Short task | From the line with "Give me the TikZ source for this diagram." to the line with "(forloop) at (23,394)", both included, repeat each line exactly and leave out the pictures.

Data entries |
******

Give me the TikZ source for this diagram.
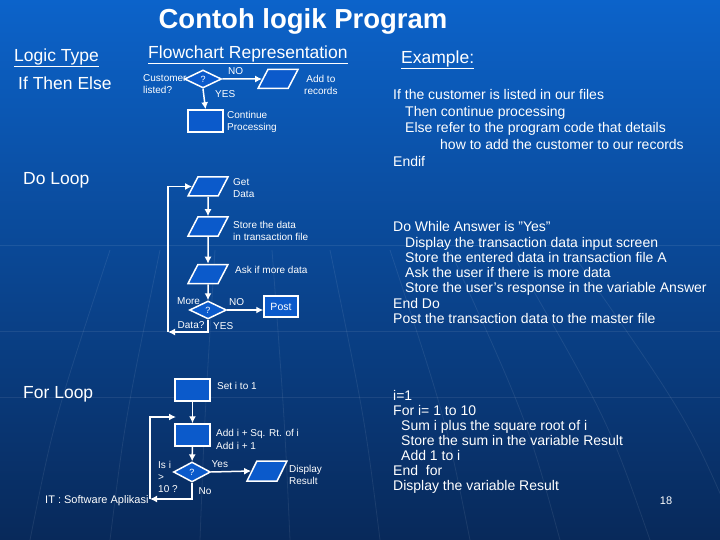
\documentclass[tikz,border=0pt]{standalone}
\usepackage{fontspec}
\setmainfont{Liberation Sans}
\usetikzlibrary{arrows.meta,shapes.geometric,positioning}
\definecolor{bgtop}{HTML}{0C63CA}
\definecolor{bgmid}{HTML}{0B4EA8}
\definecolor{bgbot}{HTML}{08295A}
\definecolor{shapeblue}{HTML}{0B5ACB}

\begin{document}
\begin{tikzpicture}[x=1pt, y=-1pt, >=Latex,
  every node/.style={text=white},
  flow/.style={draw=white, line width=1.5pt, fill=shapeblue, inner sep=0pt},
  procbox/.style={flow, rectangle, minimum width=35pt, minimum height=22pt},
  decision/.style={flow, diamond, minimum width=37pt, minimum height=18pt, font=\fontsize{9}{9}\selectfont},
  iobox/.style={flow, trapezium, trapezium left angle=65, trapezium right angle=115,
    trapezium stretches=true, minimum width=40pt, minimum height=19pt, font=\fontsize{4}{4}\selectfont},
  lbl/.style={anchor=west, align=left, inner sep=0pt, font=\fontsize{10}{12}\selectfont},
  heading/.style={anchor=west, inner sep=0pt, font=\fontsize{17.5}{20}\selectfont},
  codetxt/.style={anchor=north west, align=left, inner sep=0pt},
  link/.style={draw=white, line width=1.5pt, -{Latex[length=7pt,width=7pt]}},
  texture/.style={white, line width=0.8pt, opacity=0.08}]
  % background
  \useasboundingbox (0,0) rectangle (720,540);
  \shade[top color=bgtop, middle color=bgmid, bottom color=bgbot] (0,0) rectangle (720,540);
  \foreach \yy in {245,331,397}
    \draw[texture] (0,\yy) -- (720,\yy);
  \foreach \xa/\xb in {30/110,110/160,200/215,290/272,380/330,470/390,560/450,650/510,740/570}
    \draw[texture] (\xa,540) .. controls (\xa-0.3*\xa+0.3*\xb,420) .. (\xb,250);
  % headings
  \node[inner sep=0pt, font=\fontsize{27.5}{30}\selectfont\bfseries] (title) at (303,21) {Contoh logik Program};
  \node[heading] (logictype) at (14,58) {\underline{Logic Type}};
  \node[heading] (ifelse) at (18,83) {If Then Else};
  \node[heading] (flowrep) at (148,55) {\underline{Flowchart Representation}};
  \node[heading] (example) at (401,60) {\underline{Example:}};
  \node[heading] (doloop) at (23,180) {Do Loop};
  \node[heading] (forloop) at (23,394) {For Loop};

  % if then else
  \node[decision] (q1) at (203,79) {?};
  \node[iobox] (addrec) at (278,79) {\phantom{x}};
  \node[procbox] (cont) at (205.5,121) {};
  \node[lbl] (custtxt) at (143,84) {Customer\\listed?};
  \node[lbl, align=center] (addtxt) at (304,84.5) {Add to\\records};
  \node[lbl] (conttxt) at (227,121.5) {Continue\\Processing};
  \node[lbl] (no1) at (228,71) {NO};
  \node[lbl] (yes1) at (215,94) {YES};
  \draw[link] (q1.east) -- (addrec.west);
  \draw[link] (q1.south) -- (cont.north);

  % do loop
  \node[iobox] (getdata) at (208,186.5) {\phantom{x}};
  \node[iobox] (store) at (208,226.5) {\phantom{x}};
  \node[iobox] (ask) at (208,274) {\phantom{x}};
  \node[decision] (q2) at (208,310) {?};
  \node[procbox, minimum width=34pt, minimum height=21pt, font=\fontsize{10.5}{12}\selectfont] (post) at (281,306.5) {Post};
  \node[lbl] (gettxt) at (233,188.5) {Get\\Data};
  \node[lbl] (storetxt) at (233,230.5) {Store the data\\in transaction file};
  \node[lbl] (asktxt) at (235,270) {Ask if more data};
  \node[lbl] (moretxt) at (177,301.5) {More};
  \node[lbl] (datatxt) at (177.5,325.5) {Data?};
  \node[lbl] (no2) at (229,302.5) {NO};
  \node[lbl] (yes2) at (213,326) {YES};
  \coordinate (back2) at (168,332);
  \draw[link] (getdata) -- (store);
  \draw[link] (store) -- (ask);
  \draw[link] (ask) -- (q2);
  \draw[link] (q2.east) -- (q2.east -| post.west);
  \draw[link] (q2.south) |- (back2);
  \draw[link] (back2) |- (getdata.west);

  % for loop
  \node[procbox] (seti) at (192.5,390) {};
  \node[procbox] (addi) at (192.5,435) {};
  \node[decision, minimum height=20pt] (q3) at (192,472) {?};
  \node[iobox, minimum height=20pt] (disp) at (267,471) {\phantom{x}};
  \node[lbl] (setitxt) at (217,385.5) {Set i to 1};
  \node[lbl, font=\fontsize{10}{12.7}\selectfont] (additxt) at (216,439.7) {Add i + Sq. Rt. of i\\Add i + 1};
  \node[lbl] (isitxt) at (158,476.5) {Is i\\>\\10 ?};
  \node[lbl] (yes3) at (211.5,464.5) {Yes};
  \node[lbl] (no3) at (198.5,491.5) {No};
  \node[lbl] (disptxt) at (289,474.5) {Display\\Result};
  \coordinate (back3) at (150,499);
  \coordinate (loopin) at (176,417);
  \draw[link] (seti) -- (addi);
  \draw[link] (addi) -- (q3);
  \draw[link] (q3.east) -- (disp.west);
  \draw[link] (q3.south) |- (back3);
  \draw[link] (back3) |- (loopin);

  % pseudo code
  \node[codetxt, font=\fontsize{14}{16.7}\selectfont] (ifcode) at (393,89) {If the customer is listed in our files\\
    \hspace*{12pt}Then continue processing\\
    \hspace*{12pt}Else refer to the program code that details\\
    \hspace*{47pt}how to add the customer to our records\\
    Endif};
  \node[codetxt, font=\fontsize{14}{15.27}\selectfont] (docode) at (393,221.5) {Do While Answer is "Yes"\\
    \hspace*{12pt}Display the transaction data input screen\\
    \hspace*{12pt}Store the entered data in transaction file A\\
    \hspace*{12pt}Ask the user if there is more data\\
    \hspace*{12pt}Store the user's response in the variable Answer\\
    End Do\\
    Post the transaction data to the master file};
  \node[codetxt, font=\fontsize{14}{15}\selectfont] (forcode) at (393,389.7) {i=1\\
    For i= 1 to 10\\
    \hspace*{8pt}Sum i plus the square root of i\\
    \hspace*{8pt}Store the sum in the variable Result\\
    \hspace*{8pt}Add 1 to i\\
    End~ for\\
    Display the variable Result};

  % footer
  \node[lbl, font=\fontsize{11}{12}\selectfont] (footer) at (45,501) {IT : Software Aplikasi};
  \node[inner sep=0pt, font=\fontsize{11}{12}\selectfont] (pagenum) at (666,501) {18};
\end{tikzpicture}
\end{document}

******

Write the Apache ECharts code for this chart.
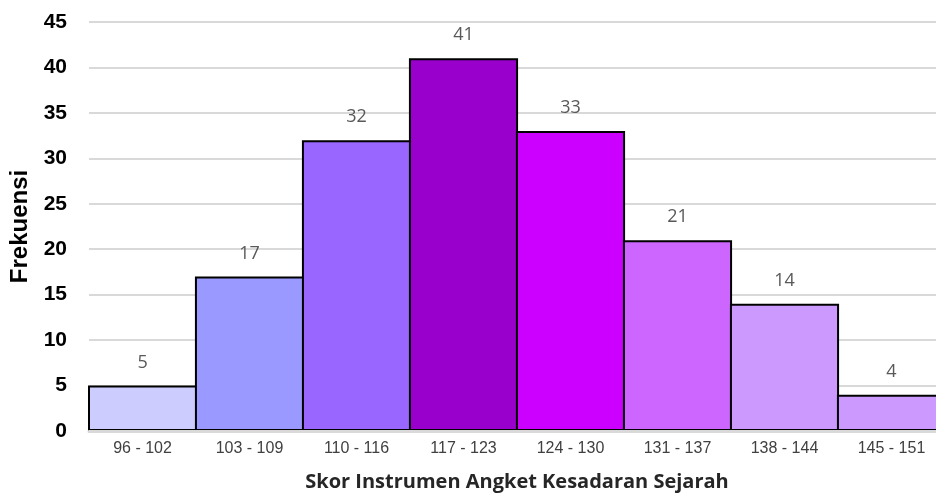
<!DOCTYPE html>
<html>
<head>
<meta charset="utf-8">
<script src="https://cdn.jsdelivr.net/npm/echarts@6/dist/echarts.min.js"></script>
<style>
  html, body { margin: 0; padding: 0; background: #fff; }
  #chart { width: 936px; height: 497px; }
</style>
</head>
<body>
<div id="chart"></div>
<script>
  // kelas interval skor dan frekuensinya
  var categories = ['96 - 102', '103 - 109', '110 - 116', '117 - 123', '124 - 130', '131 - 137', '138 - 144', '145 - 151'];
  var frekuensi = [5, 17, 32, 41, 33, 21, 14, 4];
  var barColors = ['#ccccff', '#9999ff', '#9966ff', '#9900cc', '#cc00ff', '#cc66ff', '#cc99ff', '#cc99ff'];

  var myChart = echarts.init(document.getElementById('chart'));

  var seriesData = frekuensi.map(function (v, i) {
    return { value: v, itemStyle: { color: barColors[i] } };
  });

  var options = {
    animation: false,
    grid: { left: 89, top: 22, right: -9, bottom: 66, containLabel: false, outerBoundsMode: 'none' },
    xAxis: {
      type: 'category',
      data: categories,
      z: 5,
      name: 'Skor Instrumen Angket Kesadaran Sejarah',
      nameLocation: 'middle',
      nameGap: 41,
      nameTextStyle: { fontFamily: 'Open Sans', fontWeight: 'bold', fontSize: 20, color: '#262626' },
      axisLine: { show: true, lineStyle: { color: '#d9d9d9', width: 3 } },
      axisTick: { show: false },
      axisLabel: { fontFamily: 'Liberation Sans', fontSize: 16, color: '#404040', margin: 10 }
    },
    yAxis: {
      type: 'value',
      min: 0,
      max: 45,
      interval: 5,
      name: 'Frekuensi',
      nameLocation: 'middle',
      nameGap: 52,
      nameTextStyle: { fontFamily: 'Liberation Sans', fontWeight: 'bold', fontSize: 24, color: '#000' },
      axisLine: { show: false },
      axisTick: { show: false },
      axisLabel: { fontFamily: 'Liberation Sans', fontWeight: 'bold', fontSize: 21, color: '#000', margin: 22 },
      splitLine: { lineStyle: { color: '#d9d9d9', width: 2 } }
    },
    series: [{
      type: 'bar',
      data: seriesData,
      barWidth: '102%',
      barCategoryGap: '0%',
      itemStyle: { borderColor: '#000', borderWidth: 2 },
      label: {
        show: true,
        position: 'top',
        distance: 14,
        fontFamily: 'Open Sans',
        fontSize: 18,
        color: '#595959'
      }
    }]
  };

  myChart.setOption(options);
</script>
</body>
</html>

******

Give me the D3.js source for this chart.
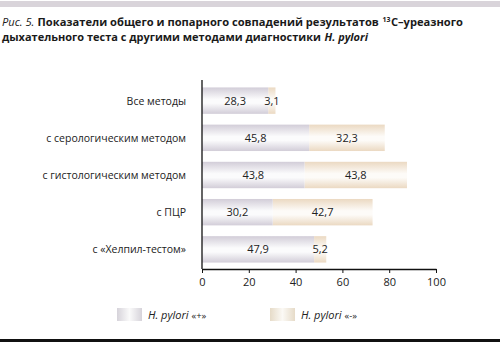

******

Solved problem |
Give me the TikZ source for this diagram.
\documentclass[tikz,border=0pt]{standalone}
\usepackage{fontspec}
\setmainfont{Liberation Sans}
\usetikzlibrary{arrows.meta,shapes.geometric,positioning}
\definecolor{bgtop}{HTML}{0C63CA}
\definecolor{bgmid}{HTML}{0B4EA8}
\definecolor{bgbot}{HTML}{08295A}
\definecolor{shapeblue}{HTML}{0B5ACB}

\begin{document}
\begin{tikzpicture}[x=1pt, y=-1pt, >=Latex,
  every node/.style={text=white},
  flow/.style={draw=white, line width=1.5pt, fill=shapeblue, inner sep=0pt},
  procbox/.style={flow, rectangle, minimum width=35pt, minimum height=22pt},
  decision/.style={flow, diamond, minimum width=37pt, minimum height=18pt, font=\fontsize{9}{9}\selectfont},
  iobox/.style={flow, trapezium, trapezium left angle=65, trapezium right angle=115,
    trapezium stretches=true, minimum width=40pt, minimum height=19pt, font=\fontsize{4}{4}\selectfont},
  lbl/.style={anchor=west, align=left, inner sep=0pt, font=\fontsize{10}{12}\selectfont},
  heading/.style={anchor=west, inner sep=0pt, font=\fontsize{17.5}{20}\selectfont},
  codetxt/.style={anchor=north west, align=left, inner sep=0pt},
  link/.style={draw=white, line width=1.5pt, -{Latex[length=7pt,width=7pt]}},
  texture/.style={white, line width=0.8pt, opacity=0.08}]
  % background
  \useasboundingbox (0,0) rectangle (720,540);
  \shade[top color=bgtop, middle color=bgmid, bottom color=bgbot] (0,0) rectangle (720,540);
  \foreach \yy in {245,331,397}
    \draw[texture] (0,\yy) -- (720,\yy);
  \foreach \xa/\xb in {30/110,110/160,200/215,290/272,380/330,470/390,560/450,650/510,740/570}
    \draw[texture] (\xa,540) .. controls (\xa-0.3*\xa+0.3*\xb,420) .. (\xb,250);
  % headings
  \node[inner sep=0pt, font=\fontsize{27.5}{30}\selectfont\bfseries] (title) at (303,21) {Contoh logik Program};
  \node[heading] (logictype) at (14,58) {\underline{Logic Type}};
  \node[heading] (ifelse) at (18,83) {If Then Else};
  \node[heading] (flowrep) at (148,55) {\underline{Flowchart Representation}};
  \node[heading] (example) at (401,60) {\underline{Example:}};
  \node[heading] (doloop) at (23,180) {Do Loop};
  \node[heading] (forloop) at (23,394) {For Loop};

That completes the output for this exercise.